■ Task to carry out
No pictures belong in the copy; return exactly the lines from the one with "Recreate this image" through the one with "fig = go.Figure()", both ends included, and nothing else.

■ Dataset extract
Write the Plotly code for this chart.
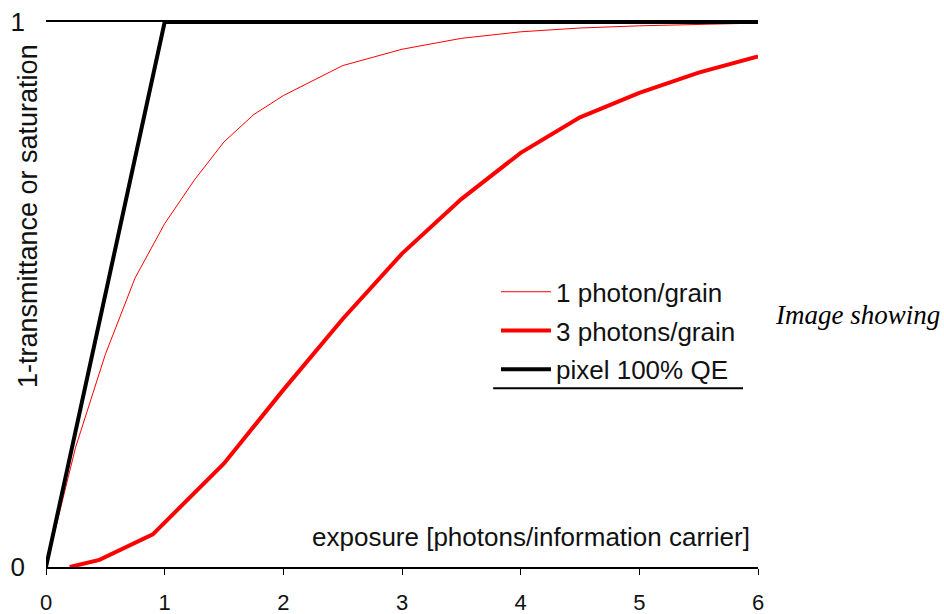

---

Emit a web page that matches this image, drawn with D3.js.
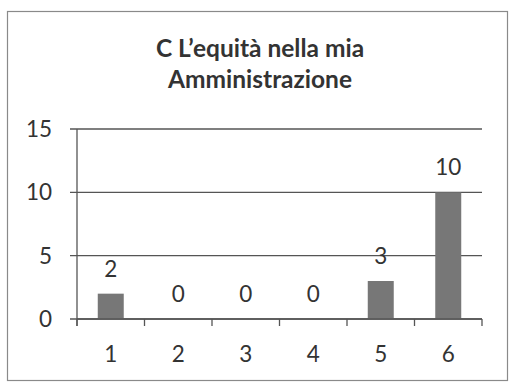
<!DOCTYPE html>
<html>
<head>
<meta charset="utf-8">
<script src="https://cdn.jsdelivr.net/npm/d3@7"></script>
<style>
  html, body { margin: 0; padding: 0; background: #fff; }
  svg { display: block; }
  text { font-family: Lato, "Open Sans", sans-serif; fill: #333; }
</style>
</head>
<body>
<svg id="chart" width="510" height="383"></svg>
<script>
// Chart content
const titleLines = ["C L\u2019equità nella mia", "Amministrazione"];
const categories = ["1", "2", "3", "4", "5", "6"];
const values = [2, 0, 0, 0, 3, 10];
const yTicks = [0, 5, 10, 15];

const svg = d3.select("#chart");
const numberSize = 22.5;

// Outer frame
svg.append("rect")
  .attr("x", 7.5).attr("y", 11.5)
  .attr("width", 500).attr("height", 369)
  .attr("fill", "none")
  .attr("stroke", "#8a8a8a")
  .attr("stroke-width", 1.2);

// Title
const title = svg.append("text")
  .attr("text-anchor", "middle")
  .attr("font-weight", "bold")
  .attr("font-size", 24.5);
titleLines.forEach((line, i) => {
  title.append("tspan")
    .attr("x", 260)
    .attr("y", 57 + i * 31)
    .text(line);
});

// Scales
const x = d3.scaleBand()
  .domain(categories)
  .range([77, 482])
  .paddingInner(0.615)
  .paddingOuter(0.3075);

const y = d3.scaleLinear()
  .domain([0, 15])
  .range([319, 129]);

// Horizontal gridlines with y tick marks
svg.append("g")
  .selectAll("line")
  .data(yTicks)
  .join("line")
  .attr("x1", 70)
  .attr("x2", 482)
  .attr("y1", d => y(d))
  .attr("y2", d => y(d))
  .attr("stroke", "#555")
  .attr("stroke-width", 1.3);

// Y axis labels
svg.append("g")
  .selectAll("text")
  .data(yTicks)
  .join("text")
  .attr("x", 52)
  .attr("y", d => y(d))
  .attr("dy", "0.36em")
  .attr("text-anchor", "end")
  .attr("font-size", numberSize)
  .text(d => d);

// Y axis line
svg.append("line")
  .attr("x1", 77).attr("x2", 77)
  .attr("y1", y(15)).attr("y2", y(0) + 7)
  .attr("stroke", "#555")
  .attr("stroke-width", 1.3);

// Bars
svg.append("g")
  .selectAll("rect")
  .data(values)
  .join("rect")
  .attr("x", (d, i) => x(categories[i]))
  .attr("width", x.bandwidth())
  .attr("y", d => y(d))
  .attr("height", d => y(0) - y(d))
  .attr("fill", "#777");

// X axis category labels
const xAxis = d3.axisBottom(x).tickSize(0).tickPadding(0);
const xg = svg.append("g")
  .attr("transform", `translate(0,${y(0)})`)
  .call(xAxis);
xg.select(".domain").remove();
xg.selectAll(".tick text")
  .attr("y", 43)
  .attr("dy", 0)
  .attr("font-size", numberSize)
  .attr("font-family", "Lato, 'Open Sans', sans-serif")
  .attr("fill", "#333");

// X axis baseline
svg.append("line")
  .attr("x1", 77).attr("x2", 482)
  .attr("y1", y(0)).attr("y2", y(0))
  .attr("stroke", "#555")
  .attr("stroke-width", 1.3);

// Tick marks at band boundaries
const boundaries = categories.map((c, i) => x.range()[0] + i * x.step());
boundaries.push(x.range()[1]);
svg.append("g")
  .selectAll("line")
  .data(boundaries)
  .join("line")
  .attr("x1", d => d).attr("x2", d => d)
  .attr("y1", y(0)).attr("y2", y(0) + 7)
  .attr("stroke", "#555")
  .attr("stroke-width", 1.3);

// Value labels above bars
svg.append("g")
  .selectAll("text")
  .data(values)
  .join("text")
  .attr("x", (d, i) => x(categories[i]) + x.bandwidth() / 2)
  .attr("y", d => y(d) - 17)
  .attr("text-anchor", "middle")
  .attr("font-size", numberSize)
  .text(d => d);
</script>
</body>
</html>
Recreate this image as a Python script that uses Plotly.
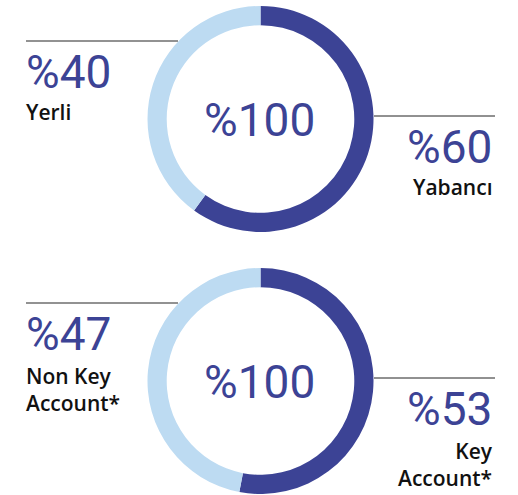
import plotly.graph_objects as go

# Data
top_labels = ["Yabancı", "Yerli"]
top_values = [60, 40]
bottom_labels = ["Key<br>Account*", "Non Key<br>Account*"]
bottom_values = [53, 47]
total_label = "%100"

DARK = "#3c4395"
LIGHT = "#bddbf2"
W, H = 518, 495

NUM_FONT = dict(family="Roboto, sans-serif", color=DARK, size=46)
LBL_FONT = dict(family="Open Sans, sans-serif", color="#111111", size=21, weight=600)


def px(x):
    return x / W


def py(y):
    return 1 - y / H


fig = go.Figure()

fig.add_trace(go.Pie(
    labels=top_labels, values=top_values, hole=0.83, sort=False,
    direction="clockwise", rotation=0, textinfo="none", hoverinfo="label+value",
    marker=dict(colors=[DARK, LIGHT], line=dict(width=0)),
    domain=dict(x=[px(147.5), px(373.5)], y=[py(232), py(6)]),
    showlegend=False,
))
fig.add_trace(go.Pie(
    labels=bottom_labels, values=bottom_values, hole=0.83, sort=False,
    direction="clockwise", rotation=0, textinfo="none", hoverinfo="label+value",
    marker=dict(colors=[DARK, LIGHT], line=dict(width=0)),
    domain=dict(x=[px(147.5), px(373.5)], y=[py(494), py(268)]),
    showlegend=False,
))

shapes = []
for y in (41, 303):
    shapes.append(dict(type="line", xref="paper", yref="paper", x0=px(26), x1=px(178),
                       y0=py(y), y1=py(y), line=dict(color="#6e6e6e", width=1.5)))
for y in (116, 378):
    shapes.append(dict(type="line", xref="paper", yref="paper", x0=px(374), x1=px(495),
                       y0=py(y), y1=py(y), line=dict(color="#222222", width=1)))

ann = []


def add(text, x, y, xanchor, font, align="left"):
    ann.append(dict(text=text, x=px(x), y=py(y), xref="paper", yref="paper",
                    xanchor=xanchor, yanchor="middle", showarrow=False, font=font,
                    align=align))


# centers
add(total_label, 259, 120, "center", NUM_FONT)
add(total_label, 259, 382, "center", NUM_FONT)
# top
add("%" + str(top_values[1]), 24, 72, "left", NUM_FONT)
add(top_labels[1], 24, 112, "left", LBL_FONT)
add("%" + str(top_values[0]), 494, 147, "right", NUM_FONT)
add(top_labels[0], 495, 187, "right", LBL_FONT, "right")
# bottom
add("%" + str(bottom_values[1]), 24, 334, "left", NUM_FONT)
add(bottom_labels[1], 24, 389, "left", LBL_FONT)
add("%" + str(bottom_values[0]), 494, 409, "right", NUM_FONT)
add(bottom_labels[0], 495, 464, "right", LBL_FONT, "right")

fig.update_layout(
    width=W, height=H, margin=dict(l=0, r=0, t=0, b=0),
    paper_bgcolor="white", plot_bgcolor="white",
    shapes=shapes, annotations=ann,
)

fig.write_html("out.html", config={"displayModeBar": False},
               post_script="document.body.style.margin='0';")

■ Task solution
Recreate this image as a Python script that uses Plotly.
import plotly.graph_objects as go

# Data
top_labels = ["Yabancı", "Yerli"]
top_values = [60, 40]
bottom_labels = ["Key<br>Account*", "Non Key<br>Account*"]
bottom_values = [53, 47]
total_label = "%100"

DARK = "#3c4395"
LIGHT = "#bddbf2"
W, H = 518, 495

NUM_FONT = dict(family="Roboto, sans-serif", color=DARK, size=46)
LBL_FONT = dict(family="Open Sans, sans-serif", color="#111111", size=21, weight=600)


def px(x):
    return x / W


def py(y):
    return 1 - y / H


fig = go.Figure()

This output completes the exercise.